LONDON (Reuters) - Japanese IT conglomerate Fujitsu has injected 800 million pounds into three of its UK defined-benefit pension schemes, halving their deficits and freeing up cash for its UK arm to boost investments.
Fujitsu, the UK’s biggest Japanese employer with 14,000 staff, said in a statement on Monday that the 800 million pounds would “substantially improve the funding positions of these schemes, benefiting over 21,000 members.”
The company has also negotiated reduced ongoing annual contributions with the pension scheme trustees.
Companies across the UK are battling with bulging pension deficits.

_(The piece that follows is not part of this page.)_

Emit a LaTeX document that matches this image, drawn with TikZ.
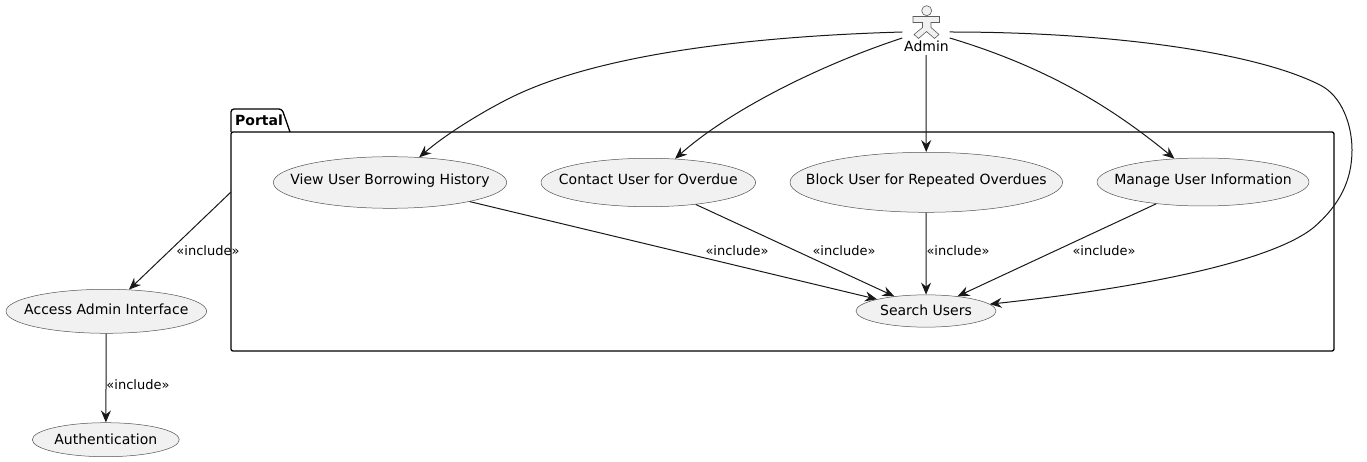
\documentclass[tikz,border=0pt]{standalone}
\usepackage{fontspec}
\setmainfont{DejaVu Sans}
\usetikzlibrary{arrows.meta,shapes.geometric}
\definecolor{ink}{HTML}{181818}
\definecolor{usefill}{HTML}{F1F1F1}
\newcommand{\uctext}[2]{\makebox[0pt][c]{\raisebox{#1pt}{#2}}}
\tikzset{
  x=1pt,y=-1pt,
  usecase/.style={ellipse,draw=ink!75,fill=usefill,line width=0.5pt,inner sep=0pt,font=\fontsize{14}{16}\selectfont,text=black,text height=10pt,text depth=0pt},
  conn/.style={draw=ink,line width=1pt,-{Stealth[length=12pt,width=10pt,inset=4pt]}},
  lbl/.style={font=\fontsize{13}{15}\selectfont,text=black,inner sep=0pt},
  pkg/.style={draw=black,line width=1.3pt,line join=round}
}
\begin{document}
\begin{tikzpicture}
\useasboundingbox (0,0) rectangle (1367,462);
% package
\draw[pkg,rounded corners=3pt] (231,132) -- (231,109) -- (282,109) -- (290,132);
\node[pkg,draw,rectangle,rounded corners=2pt,minimum width=1103pt,minimum height=219pt,inner sep=0pt] (portal) at (782.5,241.5) {};
\node[font=\bfseries\fontsize{14}{16}\selectfont,anchor=west,inner sep=0pt] (portaltitle) at (235,120.5) {Portal};
% actor
\node[draw=none,minimum width=47pt,minimum height=50pt,inner sep=0pt] (admin) at (926,30) {};
\draw[draw=ink!70,fill=usefill,line width=0.6pt] (926.7,10.7) circle (5);
\draw[draw=ink!70,fill=usefill,line width=0.6pt,line join=miter]
 (913,16.5) -- (939.5,16.5) -- (939.5,22.5) -- (931,22.5) -- (931,27.5) -- (939,34.5) -- (934.5,38.5)
 -- (926.5,31.5) -- (918.5,38.5) -- (914,34.5) -- (922.5,27.5) -- (922.5,22.5) -- (913,22.5) -- cycle;
\node[font=\fontsize{14}{16}\selectfont,inner sep=0pt] (adminlabel) at (926.5,46.5) {Admin};
% use cases
\node[usecase,minimum width=233.4pt,minimum height=51.6pt] (view) at (390,182.5) {\uctext{2.5}{View User Borrowing History}};
\node[usecase,minimum width=214.6pt,minimum height=48.4pt] (contact) at (648.3,182.5) {\uctext{2.5}{Contact User for Overdue}};
\node[usecase,minimum width=272.6pt,minimum height=60pt] (block) at (926.3,182.3) {\uctext{2.3}{Block User for Repeated Overdues}};
\node[usecase,minimum width=212pt,minimum height=48pt] (manage) at (1203,182) {\uctext{2}{Manage User Information}};
\node[usecase,minimum width=140pt,minimum height=32.3pt] (search) at (926,311) {\uctext{1}{Search Users}};
\node[usecase,minimum width=200.6pt,minimum height=44pt] (access) at (106.3,311.3) {\uctext{2}{Access Admin Interface}};
\node[usecase,minimum width=147pt,minimum height=34pt] (auth) at (105.8,439.7) {\uctext{0.5}{Authentication}};
% admin connectors
\draw[conn] (admin.west |- 0,32) .. controls (730,37) and (590,58) .. (510,98) .. controls (480,113) and (445,135) .. (view);
\draw[conn] (admin.west |- 0,38) .. controls (820,65) and (730,110) .. (contact);
\draw[conn] (admin.south) -- (block);
\draw[conn] (admin.east |- 0,38) .. controls (1050,68) and (1115,110) .. (manage);
\draw[conn] (admin.east |- 0,32) .. controls (1110,32) and (1255,52) .. (1320,85)
  .. controls (1342,96) and (1352,125) .. (1352,150)
  .. controls (1352,180) and (1340,205) .. (1313,228)
  .. controls (1270,262) and (1140,288) .. (search);
% include connectors
\coordinate (portalexit) at (231,192);
\draw[conn] (portalexit) -- (access);
\draw[conn] (access) -- (auth);
\draw[conn] (view) -- (search);
\draw[conn] (contact) -- (search);
\draw[conn] (block) -- (search);
\draw[conn] (manage) -- (search);
% labels
\node[lbl] (l1) at (208,251) {«include»};
\node[lbl] (l2) at (737,251) {«include»};
\node[lbl] (l3) at (844,251) {«include»};
\node[lbl] (l4) at (958,251) {«include»};
\node[lbl] (l5) at (1104,251) {«include»};
\node[lbl] (l6) at (138,385) {«include»};
\end{tikzpicture}
\end{document}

Record low bond yields - driven by repeated rounds of quantitative easing by the Bank of England - and the UK’s volatile economic climate have further complicated the ability of corporate schemes to keep pace with rising life expectancies.
Company pension liabilities now stand at 50 billion pounds for Britain’s top 100 firms, compared with 55 billion pounds in June 2012 and 42 billion pounds a year ago, according to data from JLT Pension Capital Strategies.
Defined benefit pensions are employer-sponsored plans where how much employees finally receive is based on a formula using factors such as salary history and years of employment, rather than on how much has been invested in the scheme over time.
Fujitsu provides IT systems and services to Britain’s private and public sectors. Over the past year it has hired 1,800 people, one third of whom were workers under the age of 25, and it said it intends to keep up that level of recruitment.